## Exercise objective
Everything in the data should be repeated exactly, save for the images.

Start of Given information

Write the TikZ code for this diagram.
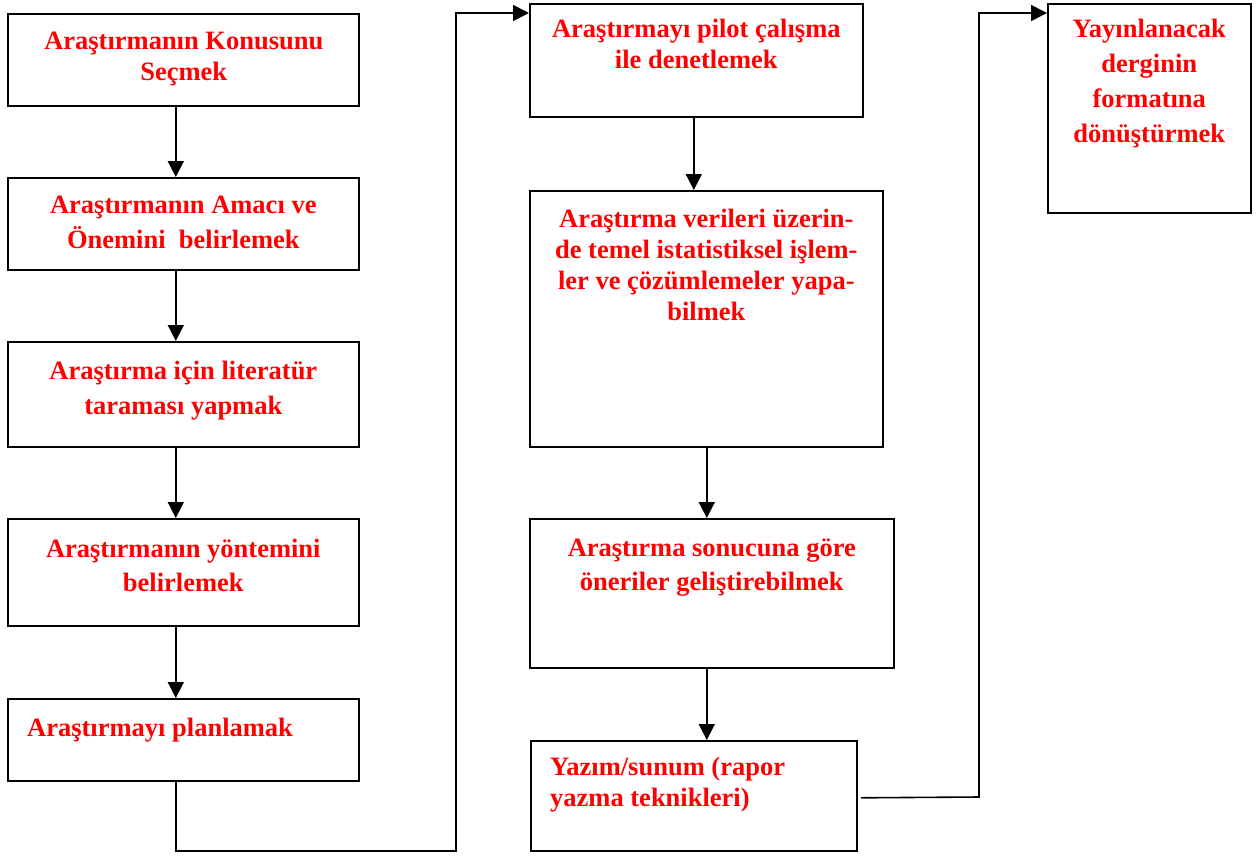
\documentclass[tikz,border=0pt]{standalone}
\usepackage{fontspec}
\setmainfont{Liberation Serif}
\usepackage{tikz}
\usetikzlibrary{positioning, arrows.meta, calc}
\definecolor{ink}{HTML}{000000}
\definecolor{stagered}{HTML}{FF0000}
\tikzset{
  stage/.style    = {rectangle, draw=ink, line width=1.6pt, fill=white,
                     inner sep=0pt, anchor=north west},
  stagetxt/.style = {font=\bfseries\fontsize{26.5}{31}\selectfont, text=stagered,
                     align=center, inner sep=0pt},
  ar/.style       = {-{Triangle[length=16pt,width=16pt]}, line width=1.6pt, draw=ink},
  ln/.style       = {line width=1.6pt, draw=ink},
}

\begin{document}
\begin{tikzpicture}[x=1pt, y=-1pt]
  \useasboundingbox (0,0) rectangle (1256,855);

  % first column
  \node[stage, minimum width=351, minimum height=92,
        label={[stagetxt, anchor=north, yshift=-19pt, xshift=0.5pt]north:{Araştırmanın Konusunu\\Seçmek}}]
        (konu) at (7,13) {};
  \node[stage, minimum width=351, minimum height=92,
        label={[stagetxt, anchor=north, yshift=-19pt]north:{Araştırmanın Amacı ve\\[4pt]Önemini~ belirlemek}}]
        (amac) at (7,177) {};
  \node[stage, minimum width=351, minimum height=105,
        label={[stagetxt, anchor=north, yshift=-20pt]north:{Araştırma için literatür\\[4pt]taraması yapmak}}]
        (lit) at (7,341) {};
  \node[stage, minimum width=351, minimum height=107,
        label={[stagetxt, anchor=north, yshift=-21pt]north:{Araştırmanın yöntemini\\[3pt]belirlemek}}]
        (yontem) at (7,518) {};
  \node[stage, minimum width=351, minimum height=82,
        label={[stagetxt, align=left, anchor=north west, xshift=20pt, yshift=-20pt]north west:{Araştırmayı planlamak}}]
        (plan) at (7,698) {};

  % second column
  \node[stage, minimum width=333, minimum height=113,
        label={[stagetxt, anchor=north, yshift=-16pt]north:{Araştırmayı pilot çalışma\\ile denetlemek}}]
        (pilot) at (529,3) {};
  \node[stage, minimum width=353, minimum height=256,
        label={[stagetxt, anchor=north, yshift=-19pt]north:{Araştırma verileri üzerin-\\de temel istatistiksel işlem-\\ler ve çözümlemeler yapa-\\bilmek}}]
        (veri) at (529,190) {};
  \node[stage, minimum width=364, minimum height=149,
        label={[stagetxt, anchor=north, yshift=-21pt]north:{Araştırma sonucuna göre\\[3pt]öneriler geliştirebilmek}}]
        (oneri) at (529,518) {};
  \node[stage, minimum width=326, minimum height=110,
        label={[stagetxt, align=left, anchor=north west, xshift=20pt, yshift=-17pt]north west:{Yazım/sunum (rapor\\yazma teknikleri)}}]
        (yazim) at (530,740) {};

  % third column
  \node[stage, minimum width=203, minimum height=209,
        label={[stagetxt, anchor=north, yshift=-16pt]north:{Yayınlanacak\\[4pt]derginin\\[4pt]formatına\\[4pt]dönüştürmek}}]
        (dergi) at (1047,3) {};

  \coordinate (lowturn) at (456,851);
  \coordinate (hiturn) at (979,797);

  \foreach \a/\b in {konu/amac, amac/lit, lit/yontem, yontem/plan}
    {\draw[ar] ([xshift=-7.5pt]\a.south) -- ([xshift=-7.5pt]\a.south |- \b.north);}

  \draw[ar] ([xshift=-2.5pt]pilot.south) -- ([xshift=-2.5pt]pilot.south |- veri.north);
  \draw[ar] ([xshift=0.5pt]veri.south) -- ([xshift=0.5pt]veri.south |- oneri.north);
  \draw[ar] ([xshift=-5pt]oneri.south) -- ([xshift=-5pt]oneri.south |- yazim.north);

  \draw[ar] ([xshift=-7.5pt]plan.south) |- (lowturn) |- ([yshift=-10pt]pilot.north west);
  \draw[ar] (yazim.east -| 861,0) ++(0,2) -- (hiturn) |- ([yshift=-10pt]dergi.north west);

\end{tikzpicture}
\end{document}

End of Given information

## The reply
Write the TikZ code for this diagram.
\documentclass[tikz,border=0pt]{standalone}
\usepackage{fontspec}
\setmainfont{Liberation Serif}
\usepackage{tikz}
\usetikzlibrary{positioning, arrows.meta, calc}
\definecolor{ink}{HTML}{000000}
\definecolor{stagered}{HTML}{FF0000}
\tikzset{
  stage/.style    = {rectangle, draw=ink, line width=1.6pt, fill=white,
                     inner sep=0pt, anchor=north west},
  stagetxt/.style = {font=\bfseries\fontsize{26.5}{31}\selectfont, text=stagered,
                     align=center, inner sep=0pt},
  ar/.style       = {-{Triangle[length=16pt,width=16pt]}, line width=1.6pt, draw=ink},
  ln/.style       = {line width=1.6pt, draw=ink},
}

\begin{document}
\begin{tikzpicture}[x=1pt, y=-1pt]
  \useasboundingbox (0,0) rectangle (1256,855);

  % first column
  \node[stage, minimum width=351, minimum height=92,
        label={[stagetxt, anchor=north, yshift=-19pt, xshift=0.5pt]north:{Araştırmanın Konusunu\\Seçmek}}]
        (konu) at (7,13) {};
  \node[stage, minimum width=351, minimum height=92,
        label={[stagetxt, anchor=north, yshift=-19pt]north:{Araştırmanın Amacı ve\\[4pt]Önemini~ belirlemek}}]
        (amac) at (7,177) {};
  \node[stage, minimum width=351, minimum height=105,
        label={[stagetxt, anchor=north, yshift=-20pt]north:{Araştırma için literatür\\[4pt]taraması yapmak}}]
        (lit) at (7,341) {};
  \node[stage, minimum width=351, minimum height=107,
        label={[stagetxt, anchor=north, yshift=-21pt]north:{Araştırmanın yöntemini\\[3pt]belirlemek}}]
        (yontem) at (7,518) {};
  \node[stage, minimum width=351, minimum height=82,
        label={[stagetxt, align=left, anchor=north west, xshift=20pt, yshift=-20pt]north west:{Araştırmayı planlamak}}]
        (plan) at (7,698) {};

  % second column
  \node[stage, minimum width=333, minimum height=113,
        label={[stagetxt, anchor=north, yshift=-16pt]north:{Araştırmayı pilot çalışma\\ile denetlemek}}]
        (pilot) at (529,3) {};
  \node[stage, minimum width=353, minimum height=256,
        label={[stagetxt, anchor=north, yshift=-19pt]north:{Araştırma verileri üzerin-\\de temel istatistiksel işlem-\\ler ve çözümlemeler yapa-\\bilmek}}]
        (veri) at (529,190) {};
  \node[stage, minimum width=364, minimum height=149,
        label={[stagetxt, anchor=north, yshift=-21pt]north:{Araştırma sonucuna göre\\[3pt]öneriler geliştirebilmek}}]
        (oneri) at (529,518) {};
  \node[stage, minimum width=326, minimum height=110,
        label={[stagetxt, align=left, anchor=north west, xshift=20pt, yshift=-17pt]north west:{Yazım/sunum (rapor\\yazma teknikleri)}}]
        (yazim) at (530,740) {};

  % third column
  \node[stage, minimum width=203, minimum height=209,
        label={[stagetxt, anchor=north, yshift=-16pt]north:{Yayınlanacak\\[4pt]derginin\\[4pt]formatına\\[4pt]dönüştürmek}}]
        (dergi) at (1047,3) {};

  \coordinate (lowturn) at (456,851);
  \coordinate (hiturn) at (979,797);

  \foreach \a/\b in {konu/amac, amac/lit, lit/yontem, yontem/plan}
    {\draw[ar] ([xshift=-7.5pt]\a.south) -- ([xshift=-7.5pt]\a.south |- \b.north);}

  \draw[ar] ([xshift=-2.5pt]pilot.south) -- ([xshift=-2.5pt]pilot.south |- veri.north);
  \draw[ar] ([xshift=0.5pt]veri.south) -- ([xshift=0.5pt]veri.south |- oneri.north);
  \draw[ar] ([xshift=-5pt]oneri.south) -- ([xshift=-5pt]oneri.south |- yazim.north);

  \draw[ar] ([xshift=-7.5pt]plan.south) |- (lowturn) |- ([yshift=-10pt]pilot.north west);
  \draw[ar] (yazim.east -| 861,0) ++(0,2) -- (hiturn) |- ([yshift=-10pt]dergi.north west);

\end{tikzpicture}
\end{document}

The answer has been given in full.